Presidential Emergency Powers

The White House

The Constitution, is silent as to Emergency Powers of the President. However, Presidents, since President Washington have taken powers that are not explicitly defined by the Constitution. The Congress passed Presidential Emergencies Act in 1976.


Background on Emergency Powers of the President — by Marc Schulman

Presidents have traditionally taken broad powers in an emergency, powers that the constitution has not explicitly accorded them. Presidential scholar Richard Pius called these "Prerogative Powers", i.e., powers not necessarily given to a President by the Constitution, but which the President has taken. Pius quoted Theodore Roosevelt at the end of his Presidency when he wrote:

"While President I have been President, emphatically. I have used every ounce of power there was in the office and I have not cared a rap for the criticisms of those who spoke of my 'usurpation of power': for I know that the talk has been all nonsense and that there had been no usurpation .. in showing the strength of, or giving strength to, the executive, I was establishing a precedent of value.”

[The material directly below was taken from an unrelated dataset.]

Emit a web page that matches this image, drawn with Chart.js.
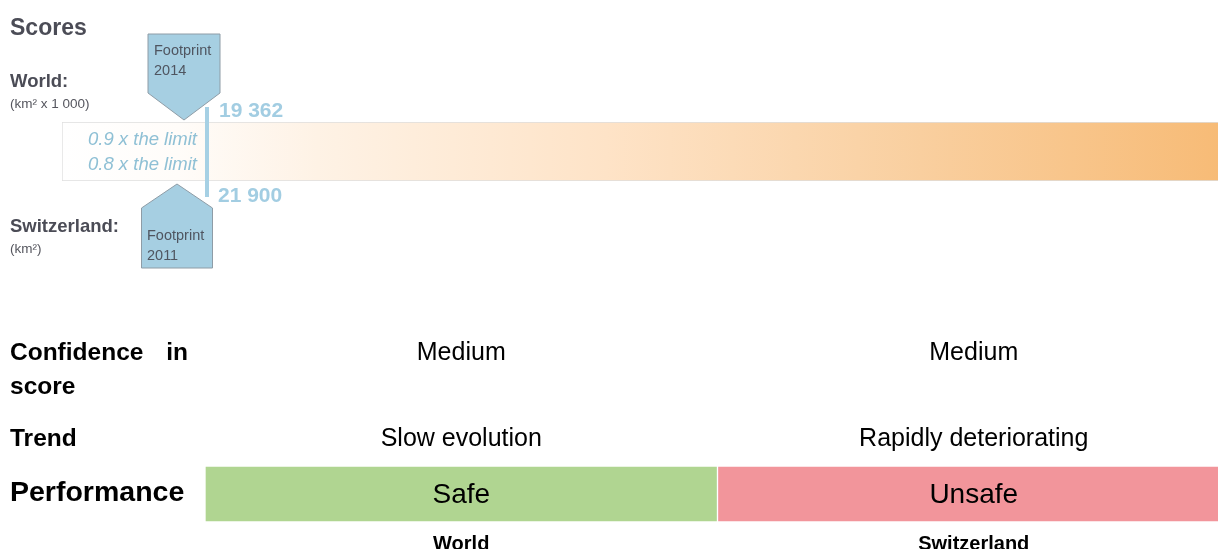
<!DOCTYPE html>
<html>
<head>
<meta charset="utf-8">
<script src="https://cdn.jsdelivr.net/npm/chart.js@4.4.1/dist/chart.umd.min.js"></script>
<style>
  html, body { margin: 0; padding: 0; background: #fff; overflow: hidden; width: 1218px; height: 549px; }
  #scores { position: absolute; left: 0; top: 0; }
  #table { position: absolute; left: 0; top: 290px; }
</style>
</head>
<body>
<canvas id="scores" width="1222" height="290"></canvas>
<canvas id="table" width="1230" height="276"></canvas>
<script>
const FONT = "'Liberation Sans', Arial, sans-serif";

// scores part
const scoreLabels = ['World:', 'Switzerland:'];
const unitNotes = ['(km² x 1 000)', '(km²)'];
const footprintYears = ['2014', '2011'];
const footprintValues = [19362, 21900];
const limitRatios = [0.9, 0.8];
const scaleMax = 7.2; // right end of the bar, in "x the limit"

// table part
const regions = ['World', 'Switzerland'];
const confidence = ['Medium', 'Medium'];
const trend = ['Slow evolution', 'Rapidly deteriorating'];
const performance = ['Safe', 'Unsafe'];
const perfColors = ['#b0d591', '#f2959b'];

function fmt(v) {
    return String(v).replace(/\B(?=(\d{3})+(?!\d))/g, ' ');
}

function pentagon(ctx, pts) {
    ctx.beginPath();
    pts.forEach((p, i) => i ? ctx.lineTo(p[0], p[1]) : ctx.moveTo(p[0], p[1]));
    ctx.closePath();
    ctx.fillStyle = '#a6cfe2';
    ctx.fill();
    ctx.strokeStyle = '#8e9ca6';
    ctx.lineWidth = 1;
    ctx.stroke();
}

const scoreDecor = {
    id: 'scoreDecor',
    afterDatasetsDraw(chart) {
        const ctx = chart.ctx;
        const lx = chart.scales.x.getPixelForValue(limitRatios[0]);
        ctx.save();
        ctx.textBaseline = 'alphabetic';

        // left titles
        ctx.fillStyle = '#4b4c56';
        ctx.textAlign = 'left';
        ctx.font = 'bold 23px ' + FONT;
        ctx.fillText('Scores', 10, 35);
        ctx.font = 'bold 18.5px ' + FONT;
        ctx.fillText(scoreLabels[0], 10, 87);
        ctx.fillText(scoreLabels[1], 10, 232);
        ctx.fillStyle = '#55565e';
        ctx.font = '13.5px ' + FONT;
        ctx.fillText(unitNotes[0], 10, 108);
        ctx.fillText(unitNotes[1], 10, 253);

        // marker line
        ctx.fillStyle = '#a6d0e4';
        ctx.fillRect(lx - 2, 107, 4, 90);

        // footprint callouts
        let cx = lx - 23;
        pentagon(ctx, [[cx - 36, 34], [cx + 36, 34], [cx + 36, 93], [cx, 120], [cx - 36, 93]]);
        cx = lx - 30;
        pentagon(ctx, [[cx, 184], [cx + 35.5, 208], [cx + 35.5, 268], [cx - 35.5, 268], [cx - 35.5, 208]]);

        ctx.fillStyle = '#4f5560';
        ctx.font = '14.5px ' + FONT;
        ctx.fillText('Footprint', lx - 53, 55);
        ctx.fillText(footprintYears[0], lx - 53, 75);
        ctx.fillText('Footprint', lx - 60, 240);
        ctx.fillText(footprintYears[1], lx - 60, 260);

        // values
        ctx.fillStyle = '#a2cde2';
        ctx.font = 'bold 21px ' + FONT;
        ctx.fillText(fmt(footprintValues[0]), lx + 12, 117);
        ctx.fillText(fmt(footprintValues[1]), lx + 11, 202);

        // ratios
        ctx.fillStyle = '#8fc0d5';
        ctx.font = 'italic 18.5px ' + FONT;
        ctx.textAlign = 'right';
        ctx.fillText(limitRatios[0] + ' x the limit', lx - 10, 145);
        ctx.fillText(limitRatios[1] + ' x the limit', lx - 10, 170);
        ctx.restore();
    }
};

new Chart(document.getElementById('scores'), {
    type: 'bar',
    data: {
        labels: ['limit'],
        datasets: [{
            data: [[0, scaleMax]],
            backgroundColor(c) {
                const a = c.chart.chartArea;
                if (!a) return '#fff';
                const g = c.chart.ctx.createLinearGradient(a.left, 0, a.right, 0);
                g.addColorStop(0, '#ffffff');
                g.addColorStop(0.1, '#fffcf9');
                g.addColorStop(0.22, '#fef2e5');
                g.addColorStop(0.47, '#fee3c7');
                g.addColorStop(0.74, '#f9cf9f');
                g.addColorStop(1, '#f7bb76');
                return g;
            },
            borderColor: '#dedede',
            borderWidth: 1,
            borderSkipped: false,
            barPercentage: 1,
            categoryPercentage: 1
        }]
    },
    options: {
        indexAxis: 'y',
        responsive: false,
        animation: false,
        events: [],
        layout: { padding: { left: 62, right: 0, top: 122, bottom: 109 } },
        scales: {
            x: { display: false, min: 0, max: scaleMax },
            y: { display: false }
        },
        plugins: { legend: { display: false }, tooltip: { enabled: false } }
    },
    plugins: [scoreDecor]
});

const tableText = {
    id: 'tableText',
    afterDatasetsDraw(chart) {
        const ctx = chart.ctx;
        const x = chart.scales.x;
        const off = 290;
        const t = (s, px, py, font, align) => {
            ctx.font = font + ' ' + FONT;
            ctx.textAlign = align;
            ctx.fillText(s, px, py - off);
        };
        ctx.save();
        ctx.fillStyle = '#000';
        ctx.textBaseline = 'alphabetic';

        t('Confidence', 10, 360, 'bold 24.5px', 'left');
        t('in', 188, 360, 'bold 24.5px', 'right');
        t('score', 10, 394, 'bold 24.5px', 'left');
        t('Trend', 10, 446, 'bold 24.5px', 'left');
        t('Performance', 10, 501, 'bold 28.5px', 'left');

        regions.forEach((r, i) => {
            const cx = x.getPixelForValue(i);
            t(confidence[i], cx, 360, '25px', 'center');
            t(trend[i], cx, 446, '25px', 'center');
        });

        const bars = chart.getDatasetMeta(0).data;
        bars.forEach((b, i) => {
            t(performance[i], b.x, 503, '28px', 'center');
        });
        ctx.restore();
    }
};

new Chart(document.getElementById('table'), {
    type: 'bar',
    data: {
        labels: regions,
        datasets: [{
            data: performance.map(() => [0, 1]),
            backgroundColor: perfColors,
            borderColor: '#ffffff',
            borderWidth: 1,
            borderSkipped: false,
            barPercentage: 1,
            categoryPercentage: 1
        }]
    },
    options: {
        responsive: false,
        animation: false,
        events: [],
        layout: { padding: { left: 205, right: 0, top: 176, bottom: 0 } },
        scales: {
            x: {
                grid: { display: false, drawTicks: false },
                border: { display: false },
                ticks: { color: '#000', padding: 10, font: { family: FONT, size: 20, weight: 'bold' } }
            },
            y: { display: false, min: 0, max: 1 }
        },
        plugins: { legend: { display: false }, tooltip: { enabled: false } }
    },
    plugins: [tableText]
});
</script>
</body>
</html>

One of the successes of the Constitution has been a certain ambiguity as to the meaning of some of its clauses. That has allowed the Constitution to be interpreted differently over time. Article II confers the “Executive Power shall be vested in President.” What are the limits of those powers? The President is responsible for “faithfully executing the law.” However, to which' law' does this refer? The President is the Commander-in-Chief, but how much power do Excecutive Powers give the President?

From the earliest time, questions have been raised to assess the limits of Presidential power. President Washington issued a Proclamation of Neutrality, which many challenged his right to grant. James Madison, the prime author of the Constitution, believed that the Proclamation of Neutrality went too far. However, Madison did not have the votes in the Congress to override Washington’s actions. As a result, Washington created a precedent.

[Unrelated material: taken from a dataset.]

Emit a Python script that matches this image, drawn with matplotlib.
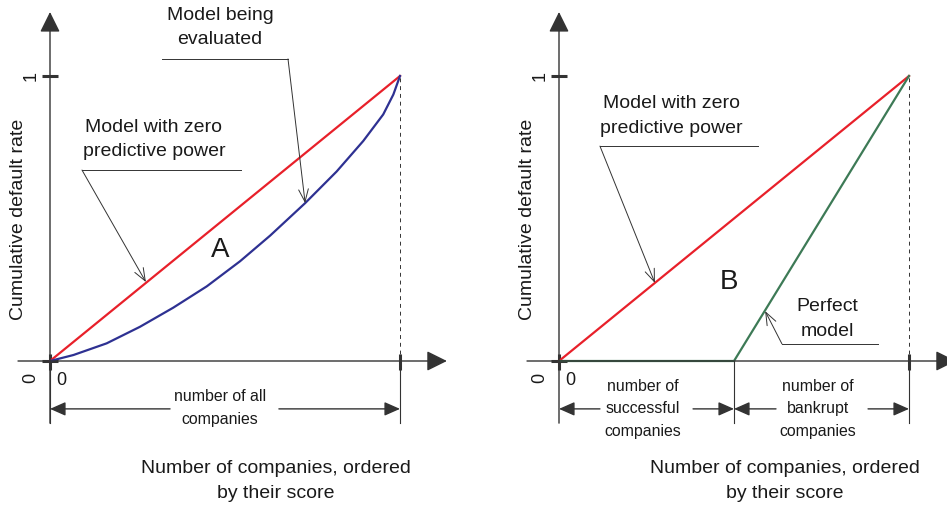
import numpy as np
import matplotlib.pyplot as plt

plt.rcParams['font.family'] = ['Liberation Sans', 'DejaVu Sans']

# data (x = share of companies, y = cumulative default rate)
random_x = [0, 1]
random_y = [0, 1]
model_x = [0, 0.067, 0.162, 0.257, 0.352, 0.448, 0.543, 0.629, 0.729,
           0.819, 0.895, 0.952, 0.981, 1]
model_y = [0, 0.021, 0.062, 0.120, 0.187, 0.262, 0.350, 0.440, 0.554,
           0.665, 0.772, 0.865, 0.935, 1]
perfect_x = [0, 0.5, 1]
perfect_y = [0, 0, 1]
tick_labels = ["0", "1"]

RED = "#e8202a"
BLUE = "#2e3192"
GREEN = "#3d7a56"
TXT = "#1a1a1a"
AX = "#333333"

fig = plt.figure(figsize=(9.47, 5.09), dpi=100)
ax1 = fig.add_axes([0, 0, 470 / 947, 1])
ax2 = fig.add_axes([470 / 947, 0, 477 / 947, 1])
ax1.set_xlim(-50 / 350, 420 / 350)
ax2.set_xlim(-89 / 350, 388 / 350)
for ax in (ax1, ax2):
    ax.set_ylim(-148 / 285, 361 / 285)
    ax.axis("off")


def arrow(ax, start, tip, style="-|>,head_length=1.25,head_width=0.62", lw=1.0, color=AX):
    ax.annotate("", xy=tip, xytext=start,
                arrowprops=dict(arrowstyle=style, lw=lw, color=color,
                                shrinkA=0, shrinkB=0), annotation_clip=False)


def leader(ax, text_xy, label, hline, tip, size=14):
    ax.text(text_xy[0], text_xy[1], label, ha="center", va="center",
            fontsize=size, color=TXT, linespacing=1.6)
    ax.plot(hline[0], hline[1], color=AX, lw=0.7)
    arrow(ax, (hline[0][0], hline[1][0]), tip,
          style="->,head_length=0.9,head_width=0.35", lw=0.7)


def dim_arrow(ax, x0, x1, gap0, gap1, y=-0.168):
    arrow(ax, (gap0, y), (x0, y), style="-|>,head_length=0.95,head_width=0.42")
    arrow(ax, (gap1, y), (x1, y), style="-|>,head_length=0.95,head_width=0.42")


def frame(ax):
    # axes with arrows
    arrow(ax, (0, -0.218), (0, 1.2246), lw=1.0)
    arrow(ax, (-0.0914, 0), (1.134, 0), lw=1.0)
    # ticks
    ax.plot([-0.023, 0.023], [0, 0], color=AX, lw=2.2, solid_capstyle="butt")
    ax.plot([-0.023, 0.023], [1, 1], color=AX, lw=2.2, solid_capstyle="butt")
    ax.plot([0, 0], [-0.03, 0.025], color=AX, lw=2.2, solid_capstyle="butt")
    ax.plot([1, 1], [-0.03, 0.025], color=AX, lw=2.2, solid_capstyle="butt")
    # x = 1 guide
    ax.plot([1, 1], [0.025, 1], color=AX, lw=0.7, ls=(0, (4, 4)))
    ax.plot([1, 1], [-0.218, -0.03], color=AX, lw=0.8)
    # tick labels
    ax.text(-0.054, 1.0, tick_labels[1], rotation=90, ha="center", va="center",
            fontsize=13, color=TXT)
    ax.text(-0.054, -0.06, tick_labels[0], rotation=90, ha="center", va="center",
            fontsize=13, color=TXT)
    ax.text(0.031, -0.07, tick_labels[0], ha="center", va="center",
            fontsize=13, color=TXT)
    ax.text(-0.0914, 0.498, "Cumulative default rate", rotation=90,
            ha="center", va="center", fontsize=14, color=TXT)
    ax.text(0.646, -0.421, "Number of companies, ordered\nby their score",
            ha="center", va="center", fontsize=14, color=TXT, linespacing=1.6)


# left panel
frame(ax1)
ax1.plot(random_x, random_y, color=RED, lw=1.6)
ax1.plot(model_x, model_y, color=BLUE, lw=1.6)
ax1.text(0.486, 0.389, "A", ha="center", va="center", fontsize=20, color=TXT)
leader(ax1, (0.486, 1.170), "Model being\nevaluated",
       ([0.68, 0.32], [1.06, 1.06]), (0.729, 0.554))
leader(ax1, (0.297, 0.777), "Model with zero\npredictive power",
       ([0.0914, 0.546], [0.670, 0.670]), (0.274, 0.277))
ax1.plot([0, 0], [-0.218, 0], color=AX, lw=0.8)
ax1.text(0.486, -0.165, "number of all\ncompanies", ha="center", va="center",
         fontsize=11.4, color=TXT, linespacing=1.65)
dim_arrow(ax1, 0, 1, 0.343, 0.654)

# right panel
frame(ax2)
ax2.plot(random_x, random_y, color=RED, lw=1.6)
ax2.plot(perfect_x, perfect_y, color=GREEN, lw=1.6)
ax2.text(0.486, 0.277, "B", ha="center", va="center", fontsize=20, color=TXT)
leader(ax2, (0.32, 0.861), "Model with zero\npredictive power",
       ([0.117, 0.569], [0.754, 0.754]), (0.274, 0.274))
leader(ax2, (0.766, 0.146), "Perfect\nmodel",
       ([0.637, 0.911], [0.06, 0.06]), (0.589, 0.175))
ax2.plot([perfect_x[1], perfect_x[1]], [-0.218, 0], color=AX, lw=0.8)
ax2.text(0.24, -0.168, "number of\nsuccessful\ncompanies", ha="center", va="center",
         fontsize=11.4, color=TXT, linespacing=1.65)
ax2.text(0.74, -0.168, "number of\nbankrupt\ncompanies", ha="center", va="center",
         fontsize=11.4, color=TXT, linespacing=1.65)
dim_arrow(ax2, 0, 0.5, 0.117, 0.383)
dim_arrow(ax2, 0.5, 1, 0.62, 0.883)

fig.savefig("out.png", dpi=100)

One Hundred Fifty years later, President Franklin D. Roosevelt took the same position as Washington regarding the powers of the presidency. While Congress wanted to keep the US neutral in the initial years of World War II, Roosevelt was committed to helping the Allies, as much as he could. When Great Britain ran out of funds, FDR unilaterally announced Lend-Lease. Roosevelt also entered into an agreement with Great Britain where he gave them destroyers, in return for bases. This was a blatant exercise of power that the President did not have, however, he consulted with Congress and obtained their silent approval for going forward. Later on, Congress authorized money to renovate the bases, thus giving its consent, after the fact, .

During the Civil War, President Lincoln took actions that went way beyond his stated powers; including raising a militia and purchasing supplies without money having been allocated. Lincoln called Congress into session, in which they passed a law retroactively approving what Lincon had done. Their legislation said:

That all the acts, proclamations, and orders of the President of the Untied States after the fourth day of March (day Lincoln was inagurated) eighteen hundred and sixty-one, respecting the army and navy of the United States, and calling out or relating to the militia or volunteers from the States, are nearby approved and in all respects legalized and made valid, to the same effect as if they had been issued and done, under the previous express authority and direction of the Congress of the United States.

Sometimes the President goes too far. An example of Presidential over-reach was the attempt by President Truman to seize the steel mills during the Korean War. However, the Supreme Court ruled that doing so would exceed Truman's authority.

The President's ability to engage in war was limited by the War Powers Act. The act limited the ability of the President to announce a National Emergency.

In September 1976, the Presidential Emergencies Act was passed. The Act allowed the President to declare an Emergency, however, required the President to notify Congress of the nature of the Emergency. An Emergency, as declared by the President, automatically ended after one year if not renewed.

When the Presidential Emergencies Act was initially passed, it was thought that the emergency declared by the President could be terminated by joint resolution of Congress. Since that time, it has been understood that such a joint resolution would be subject to a Presidential veto, and thus, Congress would require a 2/3 majority to override a veto.